Les Misérables production required great attention to detail

What goes into creating the world of the book and musical on film?

Russell Crowe as Inspector Javert in Tom Hooper's adaptation. Courtesy Universal Pictures
Powered by automated translation

Aptly enough for a film set in 19th-century revolutionary France, adapting the classic stage musical Les Misérables for the big screen was like planning a military campaign. Each department was a vast operation. "We know for sure that we dressed 4,500 people," says Paco Delgado, the film's Spanish costume designer. "There was a point when I didn't know the names of some of my team because every day we'd incorporate new members and it took me a week to learn their names."

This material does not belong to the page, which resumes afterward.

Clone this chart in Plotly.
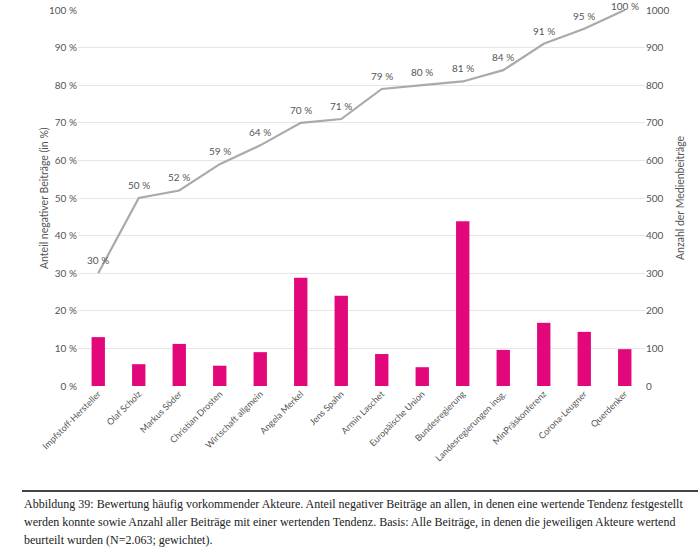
import plotly.graph_objects as go

categories = ["Impfstoff-Hersteller", "Olaf Scholz", "Markus Söder", "Christian Drosten",
              "Wirtschaft allgmein", "Angela Merkel", "Jens Spahn", "Armin Laschet",
              "Europäische Union", "Bundesregierung", "Landesregierungen insg.",
              "MinPräskonferenz", "Corona-Leugner", "Querdenker"]
anteil_negativ = [30, 50, 52, 59, 64, 70, 71, 79, 80, 81, 84, 91, 95, 100]
anzahl_beitraege = [130, 58, 112, 54, 90, 288, 240, 85, 50, 438, 96, 168, 144, 98]
left_ticks = [0, 10, 20, 30, 40, 50, 60, 70, 80, 90, 100]
right_ticks = [0, 100, 200, 300, 400, 500, 600, 700, 800, 900, 1000]
caption_lines = [
    "Abbildung 39: Bewertung häufig vorkommender Akteure. Anteil negativer Beiträge an allen, in denen eine wertende Tendenz festgestellt",
    "werden konnte sowie Anzahl aller Beiträge mit einer wertenden Tendenz. Basis: Alle Beiträge, in denen die jeweiligen Akteure wertend",
    "beurteilt wurden (N=2.063; gewichtet).",
]

W, H = 700, 551
L, T = 78, 10
R = W - 645
B = H - 386
pw, ph = W - L - R, H - T - B

def px_x(x):
    return (x - L) / pw

def px_y(y):
    return (H - B - y) / ph

FONT = "Lato, Noto Sans, sans-serif"
GREY_TXT = "#555555"

fig = go.Figure()
fig.add_trace(go.Bar(
    x=categories, y=anzahl_beitraege, yaxis="y2",
    marker=dict(color="#e2087c", line=dict(width=0)), width=0.33,
    showlegend=False,
))
fig.add_trace(go.Scatter(
    x=categories, y=anteil_negativ, yaxis="y", mode="lines",
    line=dict(color="#aaaaaa", width=2.2),
    showlegend=False, cliponaxis=False,
))
for c, v in zip(categories, anteil_negativ):
    fig.add_annotation(
        x=c, y=v, xref="x", yref="y", text=f"{v} %", showarrow=False,
        yshift=13 if v < 100 else 4, font=dict(family=FONT, size=10, color=GREY_TXT),
    )

fig.update_layout(
    width=W, height=H, margin=dict(l=L, r=R, t=T, b=B, autoexpand=False),
    paper_bgcolor="white", plot_bgcolor="white",
    font=dict(family=FONT, size=10, color=GREY_TXT),
    xaxis=dict(
        tickangle=-45, tickfont=dict(size=9, color=GREY_TXT), automargin=False,
        showgrid=False, showline=False, ticks="", range=[-0.5, len(categories) - 0.5],
    ),
    yaxis=dict(
        range=[0, 100], tickvals=left_ticks, ticktext=[f"{v} %" for v in left_ticks],
        showgrid=True, gridcolor="#e6e6e6", gridwidth=1, zeroline=False, automargin=False,
        tickfont=dict(size=10, color=GREY_TXT), ticks="", ticklen=0,
    ),
    yaxis2=dict(
        range=[0, 1000], tickvals=right_ticks, overlaying="y", side="right",
        showgrid=False, zeroline=False, tickfont=dict(size=10, color=GREY_TXT), automargin=False,
    ),
    bargap=0.67,
)

fig.add_annotation(text="Anteil negativer Beiträge (in %)", xref="paper", yref="paper",
                   x=px_x(36), y=px_y(198), textangle=-90, showarrow=False,
                   font=dict(family=FONT, size=10.5, color=GREY_TXT))
fig.add_annotation(text="Anzahl der Medienbeiträge", xref="paper", yref="paper",
                   x=px_x(688), y=px_y(198), textangle=-90, showarrow=False,
                   font=dict(family=FONT, size=10.5, color=GREY_TXT))

fig.add_shape(type="line", xref="paper", yref="paper",
              x0=px_x(22), x1=px_x(698), y0=px_y(491), y1=px_y(491),
              line=dict(color="#444444", width=2))

for i, line in enumerate(caption_lines):
    fig.add_annotation(
        text=line, xref="paper", yref="paper", x=px_x(22), y=px_y(504 + 18 * i),
        xanchor="left", yanchor="middle", showarrow=False, align="left",
        font=dict(family="Liberation Serif, serif", size=12, color="#222222"),
    )

fig.write_html(
    "out.html",
    config={"displayModeBar": False, "staticPlot": True},
    post_script="document.body.style.margin='0px';document.body.style.overflow='hidden';",
)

Equally exacting was the task faced by the production designer Eve Stewart, who previously worked with the director Tom Hooper on his Oscar-winning film The King's Speech.

"The biggest problem we found was conjuring up Paris of the 1830s," she says. She drew from photographs by Charles Marville as well as maps and surveys of the period to piece together what the city looked like 180 years ago.

Shot almost entirely at London's Pinewood Studios, the film required Stewart to recreate everything from the sewers to the harbour, and she and Hooper were keen to ensure maximum realism. "It was real seaweed we shipped down from Scotland, and it was real sand," she says. "The set was slightly too big for the studio, and Tom thought it was quite good that when we had the doors open, it got really chilly. It was very atmospheric, with these poor women in the freezing, slimy sand, with the stinking fish from our market."

While Stewart and Delgado also took inspiration from painters such as Eugène Delacroix, the biggest source was Victor Hugo's 1862 novel. "He made descriptions about everything - what they were eating, what they were wearing, what quality of clothes they had," says Delgado. "We had an insight into the story as if we were listening to a person who was there." This attention to detail, according to Stewart, proved crucial to the actors. "It gave them an extra level of misery."